▶ **WHAT THE TASK REQUIRES**
Give the data below again exactly as it stands. Omit the pictures.

▶ **PROVIDED DATA**
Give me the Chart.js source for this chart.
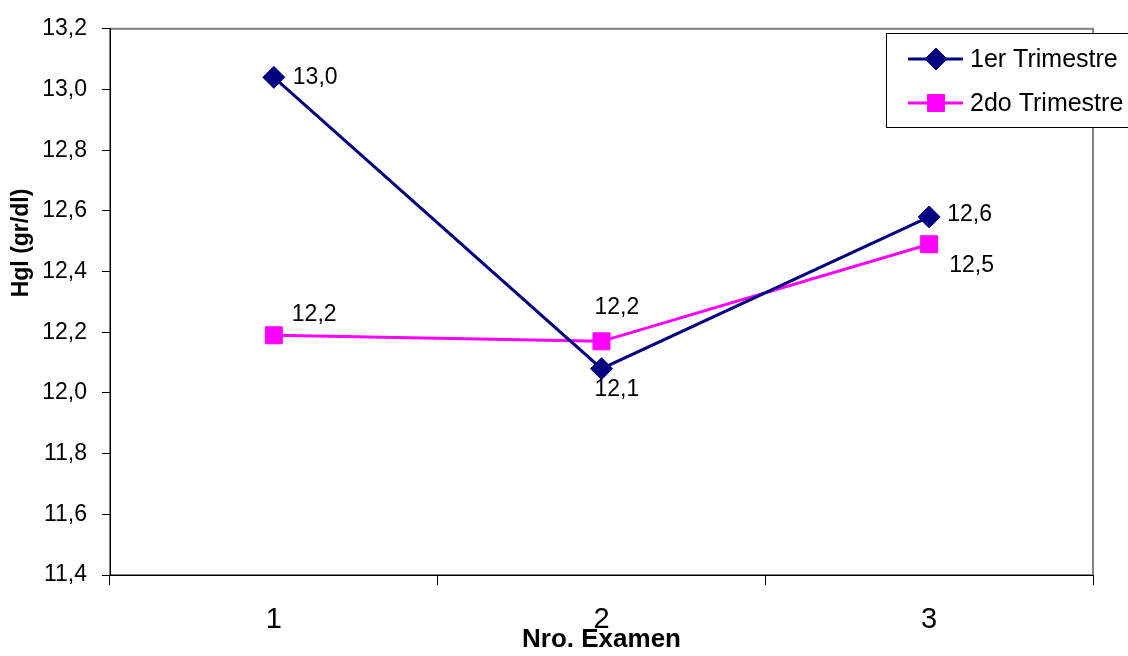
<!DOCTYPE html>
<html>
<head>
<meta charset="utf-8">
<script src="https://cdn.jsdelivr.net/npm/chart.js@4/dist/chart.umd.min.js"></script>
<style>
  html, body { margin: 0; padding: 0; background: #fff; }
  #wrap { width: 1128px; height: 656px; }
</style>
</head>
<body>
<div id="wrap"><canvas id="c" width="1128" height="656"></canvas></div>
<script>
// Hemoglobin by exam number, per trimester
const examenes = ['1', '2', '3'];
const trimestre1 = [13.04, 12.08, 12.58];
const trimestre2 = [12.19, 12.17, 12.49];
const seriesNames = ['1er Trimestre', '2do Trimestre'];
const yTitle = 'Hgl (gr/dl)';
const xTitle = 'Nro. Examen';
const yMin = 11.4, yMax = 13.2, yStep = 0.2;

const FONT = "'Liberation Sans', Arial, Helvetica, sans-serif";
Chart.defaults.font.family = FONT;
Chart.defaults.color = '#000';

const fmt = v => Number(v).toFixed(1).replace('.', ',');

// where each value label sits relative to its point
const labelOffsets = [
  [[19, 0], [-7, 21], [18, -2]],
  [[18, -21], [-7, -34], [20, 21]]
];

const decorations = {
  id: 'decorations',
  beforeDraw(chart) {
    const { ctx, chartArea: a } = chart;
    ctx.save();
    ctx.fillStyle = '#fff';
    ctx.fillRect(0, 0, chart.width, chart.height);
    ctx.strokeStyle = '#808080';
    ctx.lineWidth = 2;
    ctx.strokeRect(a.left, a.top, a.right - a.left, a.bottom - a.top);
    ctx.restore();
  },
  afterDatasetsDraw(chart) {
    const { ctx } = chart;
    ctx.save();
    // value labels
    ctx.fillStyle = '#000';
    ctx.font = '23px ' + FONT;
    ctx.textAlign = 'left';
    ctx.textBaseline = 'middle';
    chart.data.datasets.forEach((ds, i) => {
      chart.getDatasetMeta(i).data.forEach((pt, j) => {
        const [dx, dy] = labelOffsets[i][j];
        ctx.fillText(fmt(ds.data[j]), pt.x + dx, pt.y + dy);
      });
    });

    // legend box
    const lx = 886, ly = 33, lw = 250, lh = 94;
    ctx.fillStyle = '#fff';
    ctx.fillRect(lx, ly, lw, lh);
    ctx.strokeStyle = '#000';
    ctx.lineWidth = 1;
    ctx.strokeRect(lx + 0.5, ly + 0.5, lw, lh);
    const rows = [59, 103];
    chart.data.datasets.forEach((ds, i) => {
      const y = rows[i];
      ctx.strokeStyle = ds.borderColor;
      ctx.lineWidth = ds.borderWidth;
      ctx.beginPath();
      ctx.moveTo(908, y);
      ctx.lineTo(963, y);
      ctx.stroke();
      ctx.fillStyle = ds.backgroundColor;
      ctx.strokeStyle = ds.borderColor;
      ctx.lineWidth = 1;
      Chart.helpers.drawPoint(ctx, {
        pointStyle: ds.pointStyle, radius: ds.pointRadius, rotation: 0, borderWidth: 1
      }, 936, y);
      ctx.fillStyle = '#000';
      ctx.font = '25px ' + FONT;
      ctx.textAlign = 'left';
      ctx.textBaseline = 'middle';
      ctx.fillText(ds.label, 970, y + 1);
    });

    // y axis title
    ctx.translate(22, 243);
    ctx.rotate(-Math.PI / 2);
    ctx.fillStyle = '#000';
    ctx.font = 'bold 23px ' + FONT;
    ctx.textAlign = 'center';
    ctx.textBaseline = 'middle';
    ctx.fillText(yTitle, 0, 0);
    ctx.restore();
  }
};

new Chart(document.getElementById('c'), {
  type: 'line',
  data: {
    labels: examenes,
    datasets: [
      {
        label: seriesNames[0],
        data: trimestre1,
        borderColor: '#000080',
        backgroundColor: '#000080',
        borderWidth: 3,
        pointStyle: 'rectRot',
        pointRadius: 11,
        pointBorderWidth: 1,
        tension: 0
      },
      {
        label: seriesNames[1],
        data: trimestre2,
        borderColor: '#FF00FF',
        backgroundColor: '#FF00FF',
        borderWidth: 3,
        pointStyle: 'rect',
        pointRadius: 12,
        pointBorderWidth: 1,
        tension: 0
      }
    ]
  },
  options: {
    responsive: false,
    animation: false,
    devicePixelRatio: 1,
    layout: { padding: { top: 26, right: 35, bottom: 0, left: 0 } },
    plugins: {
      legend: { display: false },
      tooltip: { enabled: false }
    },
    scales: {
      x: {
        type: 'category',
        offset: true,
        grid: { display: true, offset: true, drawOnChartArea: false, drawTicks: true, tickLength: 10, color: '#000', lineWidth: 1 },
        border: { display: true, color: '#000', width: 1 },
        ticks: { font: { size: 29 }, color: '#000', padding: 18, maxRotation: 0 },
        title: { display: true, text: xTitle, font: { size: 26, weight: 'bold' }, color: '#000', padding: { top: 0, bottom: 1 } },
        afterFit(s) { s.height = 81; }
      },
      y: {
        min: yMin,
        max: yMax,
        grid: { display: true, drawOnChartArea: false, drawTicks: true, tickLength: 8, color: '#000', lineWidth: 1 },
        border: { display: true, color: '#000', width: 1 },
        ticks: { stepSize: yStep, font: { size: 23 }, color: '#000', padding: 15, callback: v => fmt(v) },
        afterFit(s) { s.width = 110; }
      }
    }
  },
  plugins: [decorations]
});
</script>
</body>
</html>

▶ **EXERCISE RESULT**
Give me the Chart.js source for this chart.
<!DOCTYPE html>
<html>
<head>
<meta charset="utf-8">
<script src="https://cdn.jsdelivr.net/npm/chart.js@4/dist/chart.umd.min.js"></script>
<style>
  html, body { margin: 0; padding: 0; background: #fff; }
  #wrap { width: 1128px; height: 656px; }
</style>
</head>
<body>
<div id="wrap"><canvas id="c" width="1128" height="656"></canvas></div>
<script>
// Hemoglobin by exam number, per trimester
const examenes = ['1', '2', '3'];
const trimestre1 = [13.04, 12.08, 12.58];
const trimestre2 = [12.19, 12.17, 12.49];
const seriesNames = ['1er Trimestre', '2do Trimestre'];
const yTitle = 'Hgl (gr/dl)';
const xTitle = 'Nro. Examen';
const yMin = 11.4, yMax = 13.2, yStep = 0.2;

const FONT = "'Liberation Sans', Arial, Helvetica, sans-serif";
Chart.defaults.font.family = FONT;
Chart.defaults.color = '#000';

const fmt = v => Number(v).toFixed(1).replace('.', ',');

// where each value label sits relative to its point
const labelOffsets = [
  [[19, 0], [-7, 21], [18, -2]],
  [[18, -21], [-7, -34], [20, 21]]
];

const decorations = {
  id: 'decorations',
  beforeDraw(chart) {
    const { ctx, chartArea: a } = chart;
    ctx.save();
    ctx.fillStyle = '#fff';
    ctx.fillRect(0, 0, chart.width, chart.height);
    ctx.strokeStyle = '#808080';
    ctx.lineWidth = 2;
    ctx.strokeRect(a.left, a.top, a.right - a.left, a.bottom - a.top);
    ctx.restore();
  },
  afterDatasetsDraw(chart) {
    const { ctx } = chart;
    ctx.save();
    // value labels
    ctx.fillStyle = '#000';
    ctx.font = '23px ' + FONT;
    ctx.textAlign = 'left';
    ctx.textBaseline = 'middle';
    chart.data.datasets.forEach((ds, i) => {
      chart.getDatasetMeta(i).data.forEach((pt, j) => {
        const [dx, dy] = labelOffsets[i][j];
        ctx.fillText(fmt(ds.data[j]), pt.x + dx, pt.y + dy);
      });
    });

    // legend box
    const lx = 886, ly = 33, lw = 250, lh = 94;
    ctx.fillStyle = '#fff';
    ctx.fillRect(lx, ly, lw, lh);
    ctx.strokeStyle = '#000';
    ctx.lineWidth = 1;
    ctx.strokeRect(lx + 0.5, ly + 0.5, lw, lh);
    const rows = [59, 103];
    chart.data.datasets.forEach((ds, i) => {
      const y = rows[i];
      ctx.strokeStyle = ds.borderColor;
      ctx.lineWidth = ds.borderWidth;
      ctx.beginPath();
      ctx.moveTo(908, y);
      ctx.lineTo(963, y);
      ctx.stroke();
      ctx.fillStyle = ds.backgroundColor;
      ctx.strokeStyle = ds.borderColor;
      ctx.lineWidth = 1;
      Chart.helpers.drawPoint(ctx, {
        pointStyle: ds.pointStyle, radius: ds.pointRadius, rotation: 0, borderWidth: 1
      }, 936, y);
      ctx.fillStyle = '#000';
      ctx.font = '25px ' + FONT;
      ctx.textAlign = 'left';
      ctx.textBaseline = 'middle';
      ctx.fillText(ds.label, 970, y + 1);
    });

    // y axis title
    ctx.translate(22, 243);
    ctx.rotate(-Math.PI / 2);
    ctx.fillStyle = '#000';
    ctx.font = 'bold 23px ' + FONT;
    ctx.textAlign = 'center';
    ctx.textBaseline = 'middle';
    ctx.fillText(yTitle, 0, 0);
    ctx.restore();
  }
};

new Chart(document.getElementById('c'), {
  type: 'line',
  data: {
    labels: examenes,
    datasets: [
      {
        label: seriesNames[0],
        data: trimestre1,
        borderColor: '#000080',
        backgroundColor: '#000080',
        borderWidth: 3,
        pointStyle: 'rectRot',
        pointRadius: 11,
        pointBorderWidth: 1,
        tension: 0
      },
      {
        label: seriesNames[1],
        data: trimestre2,
        borderColor: '#FF00FF',
        backgroundColor: '#FF00FF',
        borderWidth: 3,
        pointStyle: 'rect',
        pointRadius: 12,
        pointBorderWidth: 1,
        tension: 0
      }
    ]
  },
  options: {
    responsive: false,
    animation: false,
    devicePixelRatio: 1,
    layout: { padding: { top: 26, right: 35, bottom: 0, left: 0 } },
    plugins: {
      legend: { display: false },
      tooltip: { enabled: false }
    },
    scales: {
      x: {
        type: 'category',
        offset: true,
        grid: { display: true, offset: true, drawOnChartArea: false, drawTicks: true, tickLength: 10, color: '#000', lineWidth: 1 },
        border: { display: true, color: '#000', width: 1 },
        ticks: { font: { size: 29 }, color: '#000', padding: 18, maxRotation: 0 },
        title: { display: true, text: xTitle, font: { size: 26, weight: 'bold' }, color: '#000', padding: { top: 0, bottom: 1 } },
        afterFit(s) { s.height = 81; }
      },
      y: {
        min: yMin,
        max: yMax,
        grid: { display: true, drawOnChartArea: false, drawTicks: true, tickLength: 8, color: '#000', lineWidth: 1 },
        border: { display: true, color: '#000', width: 1 },
        ticks: { stepSize: yStep, font: { size: 23 }, color: '#000', padding: 15, callback: v => fmt(v) },
        afterFit(s) { s.width = 110; }
      }
    }
  },
  plugins: [decorations]
});
</script>
</body>
</html>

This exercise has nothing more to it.